**** Recorded data ****

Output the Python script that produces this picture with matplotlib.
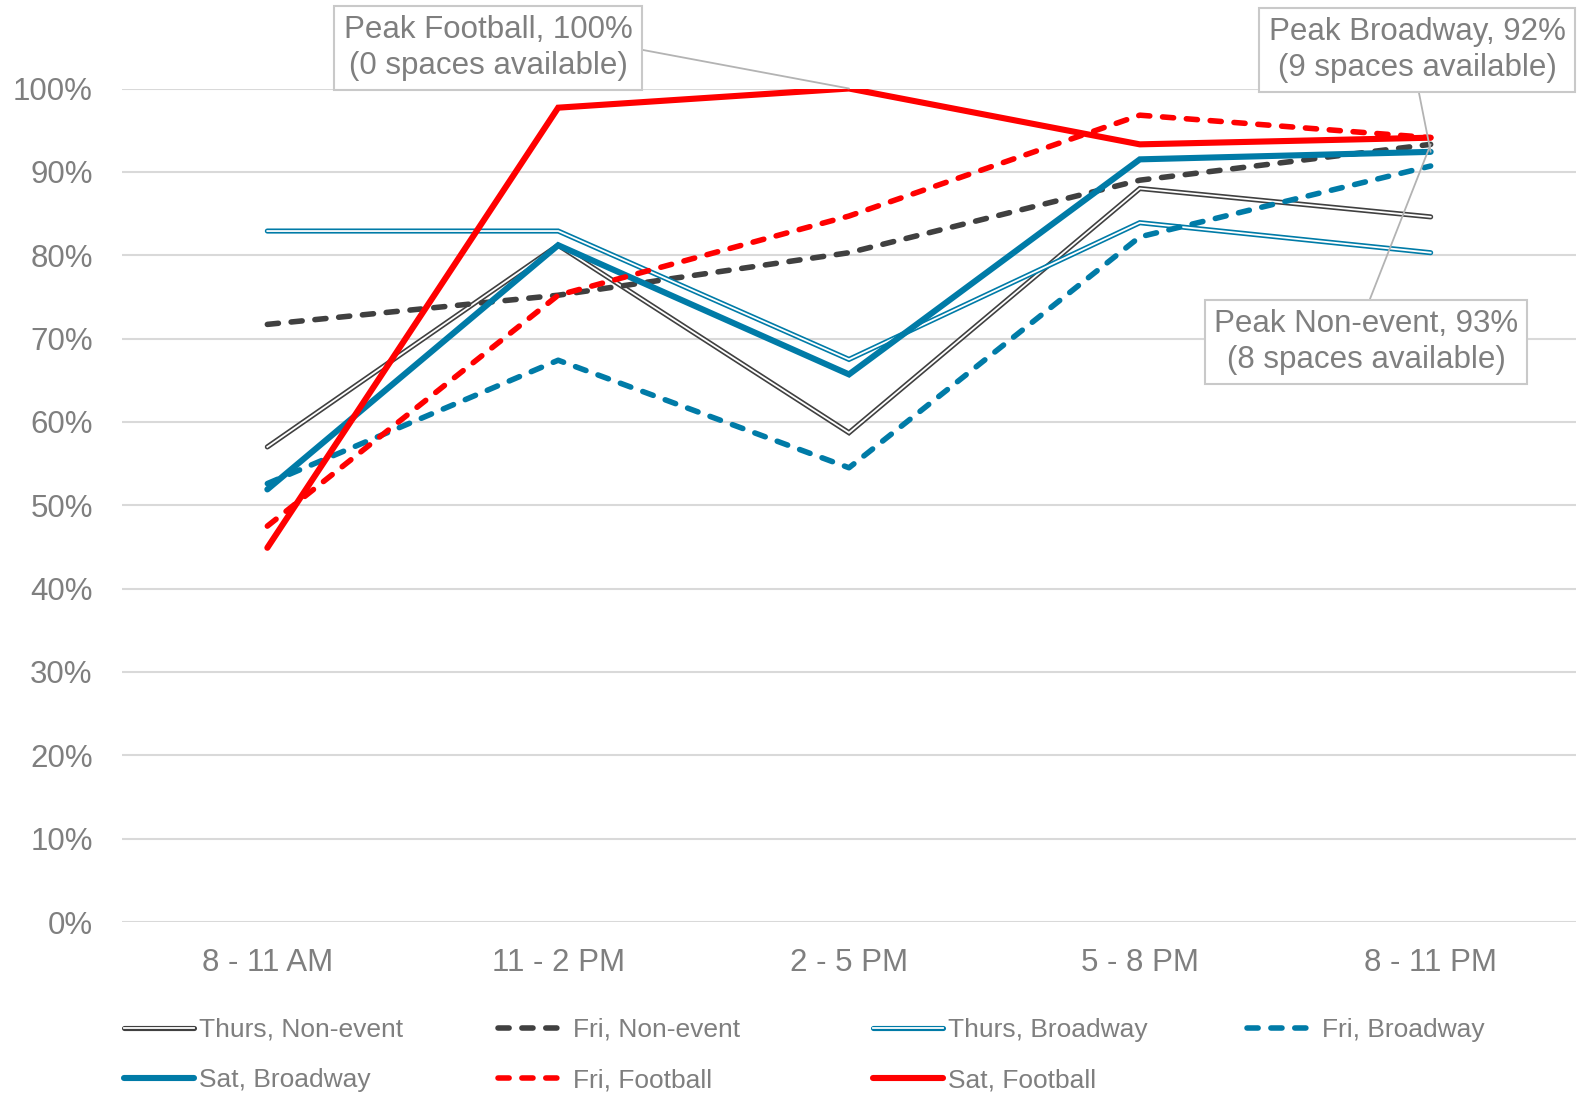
import matplotlib.pyplot as plt
import matplotlib.patheffects as pe
from matplotlib.ticker import PercentFormatter
import numpy as np

plt.rcParams['font.family'] = ['Liberation Sans', 'DejaVu Sans']

# Occupancy by time period
periods = ['8 - 11 AM', '11 - 2 PM', '2 - 5 PM', '5 - 8 PM', '8 - 11 PM']
thurs_nonevent = [0.570, 0.812, 0.587, 0.880, 0.846]
fri_nonevent = [0.717, 0.752, 0.803, 0.890, 0.933]
thurs_broadway = [0.829, 0.829, 0.675, 0.839, 0.803]
fri_broadway = [0.526, 0.674, 0.545, 0.822, 0.907]
sat_broadway = [0.519, 0.812, 0.657, 0.915, 0.924]
fri_football = [0.475, 0.752, 0.847, 0.968, 0.941]
sat_football = [0.449, 0.977, 1.000, 0.933, 0.941]

GREY = '#404040'
BLUE = '#007BA7'
RED = '#FF0000'
TXT = '#7F7F7F'

fig = plt.figure(figsize=(15.96, 10.94), dpi=100)
ax = fig.add_axes([0.0764, 0.1572, 0.9111, 0.7619])
x = np.arange(len(periods))

dash = (0, (2.0, 2.3))


def double(color):
    # hollow line: coloured outline with a white core
    return [pe.Stroke(linewidth=3.7, foreground=color, capstyle='round'), pe.Normal()]


series = [
    ('Thurs, Non-event', thurs_nonevent, dict(color='white', lw=1.3, path_effects=double(GREY))),
    ('Fri, Non-event', fri_nonevent, dict(color=GREY, lw=4.0, ls=dash, dash_capstyle='round')),
    ('Thurs, Broadway', thurs_broadway, dict(color='white', lw=1.3, path_effects=double(BLUE))),
    ('Fri, Broadway', fri_broadway, dict(color=BLUE, lw=4.0, ls=dash, dash_capstyle='round')),
    ('Sat, Broadway', sat_broadway, dict(color=BLUE, lw=4.4, solid_capstyle='round')),
    ('Fri, Football', fri_football, dict(color=RED, lw=4.0, ls=dash, dash_capstyle='round')),
    ('Sat, Football', sat_football, dict(color=RED, lw=4.4, solid_capstyle='round')),
]

handles = []
for label, vals, style in series:
    ln, = ax.plot(x, vals, label=label, solid_joinstyle='miter', **style)
    handles.append(ln)

ax.set_xlim(-0.5, len(periods) - 0.5)
ax.set_ylim(0, 1.0)
ax.set_yticks(np.arange(0, 1.01, 0.1))
ax.yaxis.set_major_formatter(PercentFormatter(1.0, decimals=0))
ax.set_xticks(x)
ax.set_xticklabels(periods)
ax.tick_params(axis='y', length=0, pad=21, labelsize=22.5, labelcolor=TXT)
ax.tick_params(axis='x', length=0, pad=19, labelsize=22.5, labelcolor=TXT)
ax.grid(axis='y', color='#D9D9D9', lw=1.5)
ax.set_axisbelow(True)
for s in ax.spines.values():
    s.set_visible(False)

# Callouts for the peaks
box = dict(boxstyle='square,pad=0.3', fc='white', ec='#C9C9C9', lw=1.5)
lead = dict(arrowstyle='-', color='#B3B3B3', lw=1.3, shrinkA=0, shrinkB=0)

i = int(np.argmax(sat_football))
ax.annotate(f'Peak Football, {sat_football[i]:.0%}\n(0 spaces available)',
            xy=(i, sat_football[i]), xytext=(488, 1046), textcoords='figure pixels',
            ha='center', va='center', fontsize=22.5, color=TXT, linespacing=1.25,
            bbox=box, annotation_clip=False,
            arrowprops=dict(lead, relpos=(1.0, 0.5)))

i = int(np.argmax(sat_broadway))
ax.annotate(f'Peak Broadway, {sat_broadway[i]:.0%}\n(9 spaces available)',
            xy=(i, sat_broadway[i]), xytext=(1417, 1044), textcoords='figure pixels',
            ha='center', va='center', fontsize=22.5, color=TXT, linespacing=1.25,
            bbox=box, annotation_clip=False,
            arrowprops=dict(lead, relpos=(0.5, 0.0)))

i = int(np.argmax(fri_nonevent))
ax.annotate(f'Peak Non-event, {fri_nonevent[i]:.0%}\n(8 spaces available)',
            xy=(i, fri_nonevent[i]), xytext=(1366, 752), textcoords='figure pixels',
            ha='center', va='center', fontsize=22.5, color=TXT, linespacing=1.25,
            bbox=box, annotation_clip=False,
            arrowprops=dict(lead, relpos=(0.5, 1.0)))

# Legend laid out as four equal columns, two rows
col_x = [124, 498, 873, 1247]
columns = [[0, 4], [1, 5], [2, 6], [3]]
for cx, idx in zip(col_x, columns):
    leg = fig.legend([handles[k] for k in idx], [handles[k].get_label() for k in idx],
                     loc='upper left', bbox_to_anchor=(cx / 1596, 0.0695),
                     frameon=False, fontsize=19, labelcolor=TXT,
                     handlelength=2.65, handletextpad=0.2, borderpad=0,
                     borderaxespad=0, labelspacing=1.0)

fig.savefig('out.png', dpi=100)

****

**Written exercise:** From the first line above through the line containing "foreground=color, capstyle='round'), pe.Normal()]", copy everything exactly, without the pictures.

**Complete response:**
Output the Python script that produces this picture with matplotlib.
import matplotlib.pyplot as plt
import matplotlib.patheffects as pe
from matplotlib.ticker import PercentFormatter
import numpy as np

plt.rcParams['font.family'] = ['Liberation Sans', 'DejaVu Sans']

# Occupancy by time period
periods = ['8 - 11 AM', '11 - 2 PM', '2 - 5 PM', '5 - 8 PM', '8 - 11 PM']
thurs_nonevent = [0.570, 0.812, 0.587, 0.880, 0.846]
fri_nonevent = [0.717, 0.752, 0.803, 0.890, 0.933]
thurs_broadway = [0.829, 0.829, 0.675, 0.839, 0.803]
fri_broadway = [0.526, 0.674, 0.545, 0.822, 0.907]
sat_broadway = [0.519, 0.812, 0.657, 0.915, 0.924]
fri_football = [0.475, 0.752, 0.847, 0.968, 0.941]
sat_football = [0.449, 0.977, 1.000, 0.933, 0.941]

GREY = '#404040'
BLUE = '#007BA7'
RED = '#FF0000'
TXT = '#7F7F7F'

fig = plt.figure(figsize=(15.96, 10.94), dpi=100)
ax = fig.add_axes([0.0764, 0.1572, 0.9111, 0.7619])
x = np.arange(len(periods))

dash = (0, (2.0, 2.3))


def double(color):
    # hollow line: coloured outline with a white core
    return [pe.Stroke(linewidth=3.7, foreground=color, capstyle='round'), pe.Normal()]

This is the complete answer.